Just as we each have a carbon footprint, we each have a land footprint. A three person household in a home on 6,000 sf of land (including half the street in front of their home and half the alley) takes up 2,000 sf each person. As the average land footprint decreases, the square footage each person lives in might even remain the same as one story houses go to two or as two story apartments go to six, but the distance they have to walk to the store is lower. In addition to being more walkable, areas with smaller average land footprints can have better transit, pave over fewer forests and farmland, require less roads, sidewalks, sewer lines, electricity distribution, etc.
Using US Census data, we can see what kind of land footprint distribution an area has. This can tell us the most common living conditions in an area, and allows us to see how far apart people live in that area. This can also be helpful in comparing land footprints of different cities. Simply dividing the land area of a city by the number of people doesn’t work, since city boundaries are different and politically defined.

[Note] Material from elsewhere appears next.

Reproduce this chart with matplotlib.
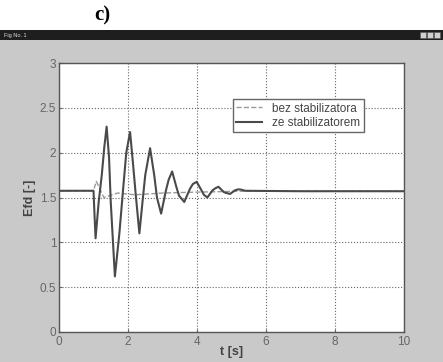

Below is what I’m naming a residential land footprint curve. The smallest geographical elements the US Census publishes data for is called a “block”. In cities these are often physical blocks bounded by streets, and outside of cities geographical boundaries are generally used. The Census Bureau has divided the US into 8.2 million blocks. All I’ve done is taken data from Seattle’s metropolitan area (the census definition is: King, Pierce, and Snohomish counties) and sorted the number of square foot per person in each block into “bins” of 100, then plotted the number of blocks in each bin. For example, there are 2 blocks in Metropolitan Seattle that have a density of between 0 and 100 square feet per person, 15 blocks between 100 and 200, 29 between 200 and 300, etc.
This curve allows us to easily identify the land footprint characteristics of a metropolitan area. For Seattle we can see that the most common living condition is around 3,800 square foot per person. Below that there’s a fairly linear distribution down to the densest blocks. This is mirrored above 3,800 until we reach around 7,000, where we start seeing a more gentle decrease. Few “blocks” (however they’re defined in rural areas) have 40,000 or more square foot per person inside our metropolitan area, but they do exist (I’ve truncated the chart to keep it readable).
In the chart below I’ve added pictures of actual blocks, to help visualize what these land footprints look like. The picture on the bottom left is a block on Capitol Hill, one of the 81 blocks with a density between 400 and 500 sf per person. At the top of the curve is a block in Magnolia, one of the 654 blocks with a density between 3,700 and 3,800 sf per person. On the right is an area in Renton, one of 47 blocks that have between 14,900 and 15,000 sf per person.